Exercise –
Each line below should be retyped exactly, with no pictures.

Supplied material –
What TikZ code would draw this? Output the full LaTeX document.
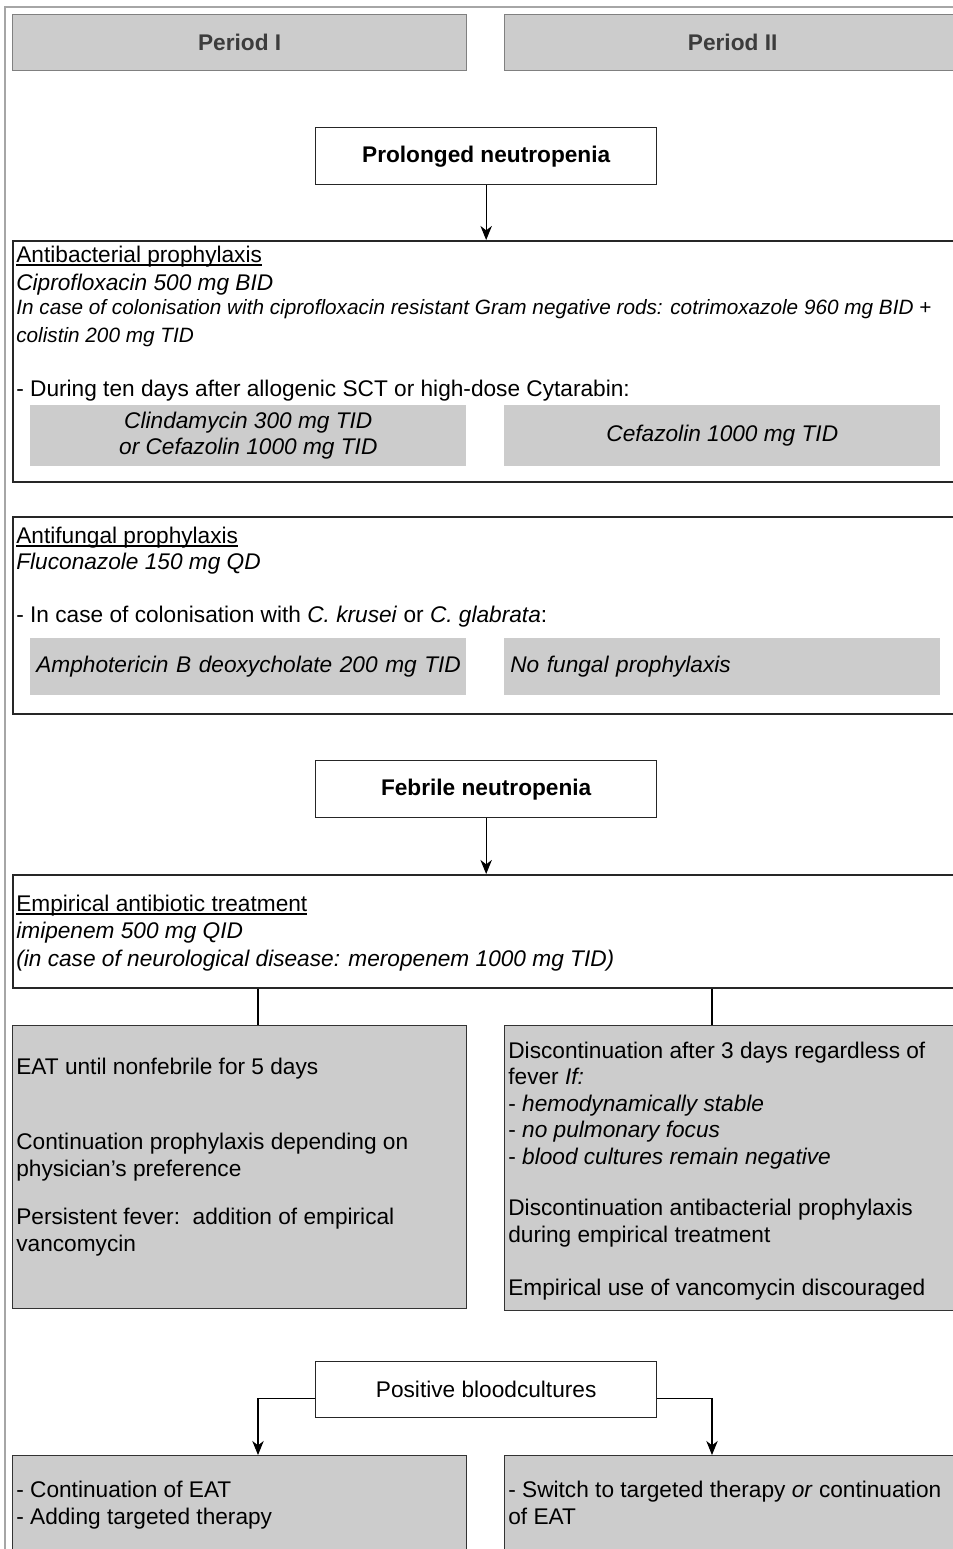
\documentclass[tikz,border=0pt]{standalone}
\usepackage{fontspec}
\setmainfont{Liberation Sans}
\usepackage{tikz}
\usetikzlibrary{arrows.meta}
\definecolor{boxgray}{HTML}{CCCCCC}
\definecolor{framegray}{HTML}{A6A6A6}
\definecolor{edgegray}{HTML}{808080}
\definecolor{textgray}{HTML}{3C3C3C}
\newcommand{\ulin}[1]{\setbox0\hbox{#1}\rlap{\rule[-2pt]{\wd0}{0.6pt}}\box0}

\begin{document}
\begin{tikzpicture}[x=0.02cm, y=-0.02cm,
        every node/.style={font=\fontsize{12.9}{15}\selectfont},
        frame/.style={draw=framegray, line width=1.2pt},
        head/.style={draw=edgegray, fill=boxgray, line width=.8pt, anchor=north west, inner sep=0pt, minimum height=1.12cm, text=textgray, font=\fontsize{12.9}{15}\selectfont\bfseries},
        event/.style={draw=black!85, fill=white, line width=.8pt, anchor=north west, inner sep=0pt, minimum width=6.82cm, minimum height=1.14cm},
        section/.style={draw=black!85, line width=1pt, anchor=north west, inner sep=0pt, minimum width=18.96cm},
        choice/.style={fill=boxgray, anchor=north west, inner sep=0pt, minimum width=8.72cm, font=\fontsize{12.9}{15}\selectfont\itshape},
        outcome/.style={draw=black!80, fill=boxgray, line width=.8pt, anchor=north west, inner sep=0pt},
        txt/.style={anchor=base west, inner sep=0pt, align=left},
        arr/.style={-{Stealth[length=8pt, width=6.5pt, inset=2.5pt]}, line width=.6pt},
        link/.style={line width=.6pt}]
        \useasboundingbox (0,0) rectangle (953,1549);

        \draw[frame] (5,1549) -- (5,7) -- (953,7);

        \node[head, minimum width=9.08cm] at (12, 14)   (p1) {Period I};
        \node[head, minimum width=9.12cm] at (504, 14)  (p2) {Period II};

        \node[event, font=\fontsize{12.9}{15}\selectfont\bfseries] at (315, 127)  (pn) {Prolonged neutropenia};

        % antibacterial (multi-line texts sit on their last baseline)
        \node[section, minimum height=4.82cm] at (12, 240)  (ab) {};
        \node[txt] at (16, 262)  (ab1) {\ulin{Antibacterial prophylaxis}};
        \node[txt] at (16, 290)  (ab2) {\itshape Ciprofloxacin 500 mg BID};
        \node[txt, font=\fontsize{11.8}{15.4}\selectfont\itshape] at (16, 342)  (ab3) {In case of colonisation with ciprofloxacin resistant Gram negative rods: cotrimoxazole 960 mg BID +\\colistin 200 mg TID};
        \node[txt] at (16, 396)  (ab4) {- During ten days after allogenic SCT or high-dose Cytarabin:};
        \node[choice, minimum height=1.22cm, align=center] at (30, 405)   (g1) {Clindamycin 300 mg TID\\or Cefazolin 1000 mg TID};
        \node[choice, minimum height=1.22cm, align=center] at (504, 405)  (g2) {Cefazolin 1000 mg TID};

        % antifungal
        \node[section, minimum height=3.94cm] at (12, 516)  (af) {};
        \node[txt] at (16, 543)  (af1) {\ulin{Antifungal prophylaxis}};
        \node[txt] at (16, 569)  (af2) {\itshape Fluconazole 150 mg QD};
        \node[txt] at (16, 622)  (af3) {- In case of colonisation with \textit{C. krusei} or \textit{C. glabrata}:};
        \node[choice, minimum height=1.14cm, text width=8.48cm, inner xsep=0.12cm, align=left] at (30, 638)   (g3) {\mbox{Amphotericin B deoxycholate 200 mg TID}};
        \node[choice, minimum height=1.14cm, text width=8.48cm, inner xsep=0.12cm, align=left] at (504, 638)  (g4) {No fungal prophylaxis};

        \node[event, font=\fontsize{12.9}{15}\selectfont\bfseries] at (315, 760)  (fn) {Febrile neutropenia};

        % empirical treatment
        \node[section, minimum height=2.26cm] at (12, 874)  (et) {};
        \node[txt] at (16, 911)  (et1) {\ulin{Empirical antibiotic treatment}};
        \node[txt, font=\fontsize{12.9}{15.4}\selectfont\itshape] at (16, 966)  (et2) {imipenem 500 mg QID\\(in case of neurological disease: meropenem 1000 mg TID)};

        \node[outcome, minimum width=9.08cm, minimum height=5.66cm] at (12, 1025)  (ls) {};
        \node[txt] at (16, 1074)  (ls1) {EAT until nonfebrile for 5 days};
        \node[txt] at (16, 1176)  (ls2) {Continuation prophylaxis depending on\\physician's preference};
        \node[txt] at (16, 1251)  (ls3) {Persistent fever:\ \ addition of empirical\\vancomycin};

        \node[outcome, minimum width=9.12cm, minimum height=5.7cm] at (504, 1025)  (rs) {};
        \node[txt] at (508, 1164)  (rs1) {Discontinuation after 3 days regardless of\\fever \textit{If:}\\- \textit{hemodynamically stable}\\- \textit{no pulmonary focus}\\- \textit{blood cultures remain negative}};
        \node[txt] at (508, 1242)  (rs2) {Discontinuation antibacterial prophylaxis\\during empirical treatment};
        \node[txt] at (508, 1295)  (rs3) {Empirical use of vancomycin discouraged};

        % positive cultures
        \node[event, minimum height=1.12cm] at (315, 1361)  (pb) {Positive bloodcultures};
        \node[outcome, minimum width=9.08cm, minimum height=2.4cm] at (12, 1455)   (lb) {};
        \node[outcome, minimum width=9.12cm, minimum height=2.4cm] at (504, 1455)  (rb) {};
        \node[txt] at (16, 1524)   (lb1) {- Continuation of EAT\\- Adding targeted therapy};
        \node[txt] at (508, 1524)  (rb1) {- Switch to targeted therapy \textit{or} continuation\\of EAT};

        \coordinate (lx) at (258, 0);
        \coordinate (rx) at (712, 0);

        \draw [arr] (pn.south) -- (pn.south |- ab.north);
        \draw [arr] (fn.south) -- (fn.south |- et.north);
        \draw [link] (et.south -| lx) -- (ls.north -| lx);
        \draw [link] (et.south -| rx) -- (rs.north -| rx);
        \draw [arr] ([yshift=-0.18cm]pb.west) -| (lb.north -| lx);
        \draw [arr] ([yshift=-0.18cm]pb.east) -| (rb.north -| rx);
    \end{tikzpicture}
\end{document}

Task solution –
What TikZ code would draw this? Output the full LaTeX document.
\documentclass[tikz,border=0pt]{standalone}
\usepackage{fontspec}
\setmainfont{Liberation Sans}
\usepackage{tikz}
\usetikzlibrary{arrows.meta}
\definecolor{boxgray}{HTML}{CCCCCC}
\definecolor{framegray}{HTML}{A6A6A6}
\definecolor{edgegray}{HTML}{808080}
\definecolor{textgray}{HTML}{3C3C3C}
\newcommand{\ulin}[1]{\setbox0\hbox{#1}\rlap{\rule[-2pt]{\wd0}{0.6pt}}\box0}

\begin{document}
\begin{tikzpicture}[x=0.02cm, y=-0.02cm,
        every node/.style={font=\fontsize{12.9}{15}\selectfont},
        frame/.style={draw=framegray, line width=1.2pt},
        head/.style={draw=edgegray, fill=boxgray, line width=.8pt, anchor=north west, inner sep=0pt, minimum height=1.12cm, text=textgray, font=\fontsize{12.9}{15}\selectfont\bfseries},
        event/.style={draw=black!85, fill=white, line width=.8pt, anchor=north west, inner sep=0pt, minimum width=6.82cm, minimum height=1.14cm},
        section/.style={draw=black!85, line width=1pt, anchor=north west, inner sep=0pt, minimum width=18.96cm},
        choice/.style={fill=boxgray, anchor=north west, inner sep=0pt, minimum width=8.72cm, font=\fontsize{12.9}{15}\selectfont\itshape},
        outcome/.style={draw=black!80, fill=boxgray, line width=.8pt, anchor=north west, inner sep=0pt},
        txt/.style={anchor=base west, inner sep=0pt, align=left},
        arr/.style={-{Stealth[length=8pt, width=6.5pt, inset=2.5pt]}, line width=.6pt},
        link/.style={line width=.6pt}]
        \useasboundingbox (0,0) rectangle (953,1549);

        \draw[frame] (5,1549) -- (5,7) -- (953,7);

        \node[head, minimum width=9.08cm] at (12, 14)   (p1) {Period I};
        \node[head, minimum width=9.12cm] at (504, 14)  (p2) {Period II};

        \node[event, font=\fontsize{12.9}{15}\selectfont\bfseries] at (315, 127)  (pn) {Prolonged neutropenia};

        % antibacterial (multi-line texts sit on their last baseline)
        \node[section, minimum height=4.82cm] at (12, 240)  (ab) {};
        \node[txt] at (16, 262)  (ab1) {\ulin{Antibacterial prophylaxis}};
        \node[txt] at (16, 290)  (ab2) {\itshape Ciprofloxacin 500 mg BID};
        \node[txt, font=\fontsize{11.8}{15.4}\selectfont\itshape] at (16, 342)  (ab3) {In case of colonisation with ciprofloxacin resistant Gram negative rods: cotrimoxazole 960 mg BID +\\colistin 200 mg TID};
        \node[txt] at (16, 396)  (ab4) {- During ten days after allogenic SCT or high-dose Cytarabin:};
        \node[choice, minimum height=1.22cm, align=center] at (30, 405)   (g1) {Clindamycin 300 mg TID\\or Cefazolin 1000 mg TID};
        \node[choice, minimum height=1.22cm, align=center] at (504, 405)  (g2) {Cefazolin 1000 mg TID};

        % antifungal
        \node[section, minimum height=3.94cm] at (12, 516)  (af) {};
        \node[txt] at (16, 543)  (af1) {\ulin{Antifungal prophylaxis}};
        \node[txt] at (16, 569)  (af2) {\itshape Fluconazole 150 mg QD};
        \node[txt] at (16, 622)  (af3) {- In case of colonisation with \textit{C. krusei} or \textit{C. glabrata}:};
        \node[choice, minimum height=1.14cm, text width=8.48cm, inner xsep=0.12cm, align=left] at (30, 638)   (g3) {\mbox{Amphotericin B deoxycholate 200 mg TID}};
        \node[choice, minimum height=1.14cm, text width=8.48cm, inner xsep=0.12cm, align=left] at (504, 638)  (g4) {No fungal prophylaxis};

        \node[event, font=\fontsize{12.9}{15}\selectfont\bfseries] at (315, 760)  (fn) {Febrile neutropenia};

        % empirical treatment
        \node[section, minimum height=2.26cm] at (12, 874)  (et) {};
        \node[txt] at (16, 911)  (et1) {\ulin{Empirical antibiotic treatment}};
        \node[txt, font=\fontsize{12.9}{15.4}\selectfont\itshape] at (16, 966)  (et2) {imipenem 500 mg QID\\(in case of neurological disease: meropenem 1000 mg TID)};

        \node[outcome, minimum width=9.08cm, minimum height=5.66cm] at (12, 1025)  (ls) {};
        \node[txt] at (16, 1074)  (ls1) {EAT until nonfebrile for 5 days};
        \node[txt] at (16, 1176)  (ls2) {Continuation prophylaxis depending on\\physician's preference};
        \node[txt] at (16, 1251)  (ls3) {Persistent fever:\ \ addition of empirical\\vancomycin};

        \node[outcome, minimum width=9.12cm, minimum height=5.7cm] at (504, 1025)  (rs) {};
        \node[txt] at (508, 1164)  (rs1) {Discontinuation after 3 days regardless of\\fever \textit{If:}\\- \textit{hemodynamically stable}\\- \textit{no pulmonary focus}\\- \textit{blood cultures remain negative}};
        \node[txt] at (508, 1242)  (rs2) {Discontinuation antibacterial prophylaxis\\during empirical treatment};
        \node[txt] at (508, 1295)  (rs3) {Empirical use of vancomycin discouraged};

        % positive cultures
        \node[event, minimum height=1.12cm] at (315, 1361)  (pb) {Positive bloodcultures};
        \node[outcome, minimum width=9.08cm, minimum height=2.4cm] at (12, 1455)   (lb) {};
        \node[outcome, minimum width=9.12cm, minimum height=2.4cm] at (504, 1455)  (rb) {};
        \node[txt] at (16, 1524)   (lb1) {- Continuation of EAT\\- Adding targeted therapy};
        \node[txt] at (508, 1524)  (rb1) {- Switch to targeted therapy \textit{or} continuation\\of EAT};

        \coordinate (lx) at (258, 0);
        \coordinate (rx) at (712, 0);

        \draw [arr] (pn.south) -- (pn.south |- ab.north);
        \draw [arr] (fn.south) -- (fn.south |- et.north);
        \draw [link] (et.south -| lx) -- (ls.north -| lx);
        \draw [link] (et.south -| rx) -- (rs.north -| rx);
        \draw [arr] ([yshift=-0.18cm]pb.west) -| (lb.north -| lx);
        \draw [arr] ([yshift=-0.18cm]pb.east) -| (rb.north -| rx);
    \end{tikzpicture}
\end{document}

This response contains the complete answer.